Researchers of ageing find naked mole-rats so fascinating because they don’t conform to the usual correlation between size and lifespan. An adult naked mole-rat weighs about ­thirty-five grams, which is not much heavier than a mouse. Despite this, naked mole-rats live well over thirty years, while the species record for mice is about four years.

To understand the importance of all this, imagine the following: you’re a researcher who wants to study ageing. Where do you look for inspiration? An obvious option is to study long-lived animals – maybe you can learn some of their secrets.

You think to yourself: Animals that live a long time . . . whales? Those would be a little hard to keep in the laboratory. Elephants? Same problem. Birds in little cages? Animal torture (besides, they aren’t even mammals). How about the naked mole-rat? Long-lived? Check. Can be kept in a laboratory? Check. A mammal like us? Check. So far, so good.

The next challenge you face is finding something to which you can compare your animal. The obvious choice is to use a short-lived relative. Then you can examine the differences between the two to see if you can explain their dissimilar lifespans. Here, again, it turns out that the naked mole-rat is a perfect choice. The two most-studied laboratory animals – mice and rats – happen to be closely related to the naked mole-rat while having very dissimilar lifespans. So this little creature is perfect for studying ageing.

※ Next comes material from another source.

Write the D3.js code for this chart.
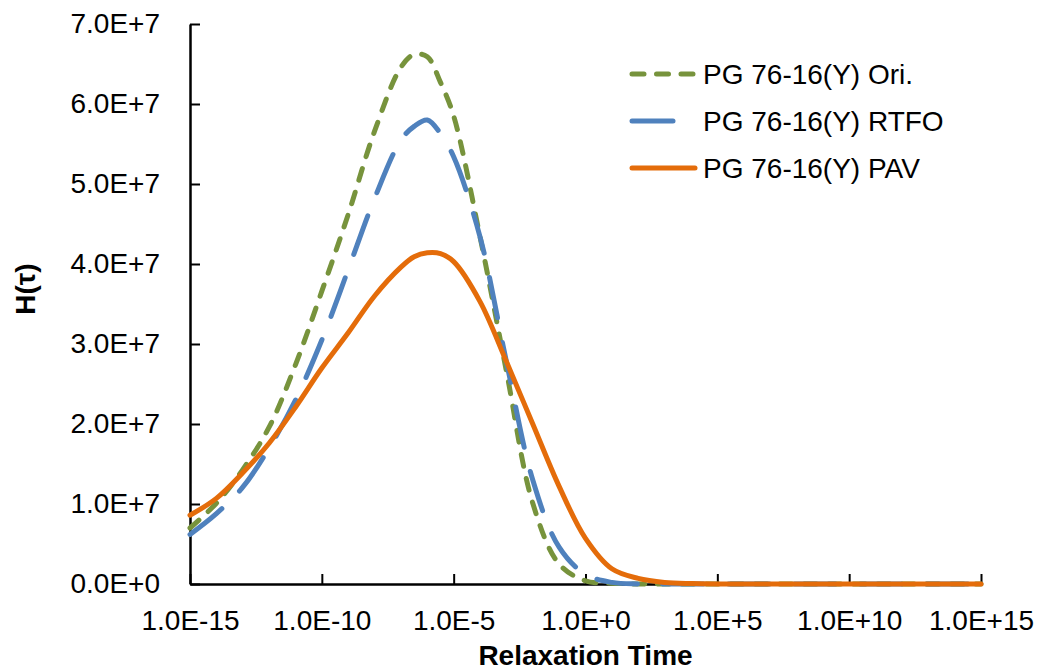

Researchers around the world have beaten us to it and have been studying naked mole-rats for decades by now. These researchers report that it’s almost impossible to tell the difference between young and old naked mole-rats. One might add that the threshold for looking young is pretty low for a naked mole-rat: you just have to be hairless and wrinkled. Nonetheless, it’s an interesting observation. Not only do scientific tests show that naked mole-rats age slowly— we can also see it.

Naked mole-rat researchers also report that their animals are virtually immune to cancer, even when the researchers try to induce it artificially. Out of the thousands of mole-rats studied, only six tumours have ever been found. That’s particularly remarkable in such a small animal. By comparison, signs of cancer can be found in seventy per cent of all laboratory mice after their deaths. And, in general, it is normal for twenty to fifty per cent of individuals to get cancer in any given species, including our own. In many developed countries, for example, cancer has overtaken cardiovascular diseases as the most prolific killer. And yet somehow, this small, obscure rodent from East Africa has found a way to tame the disease. A miraculous creature indeed, and one that has a central role to play in our unfolding story of ageing.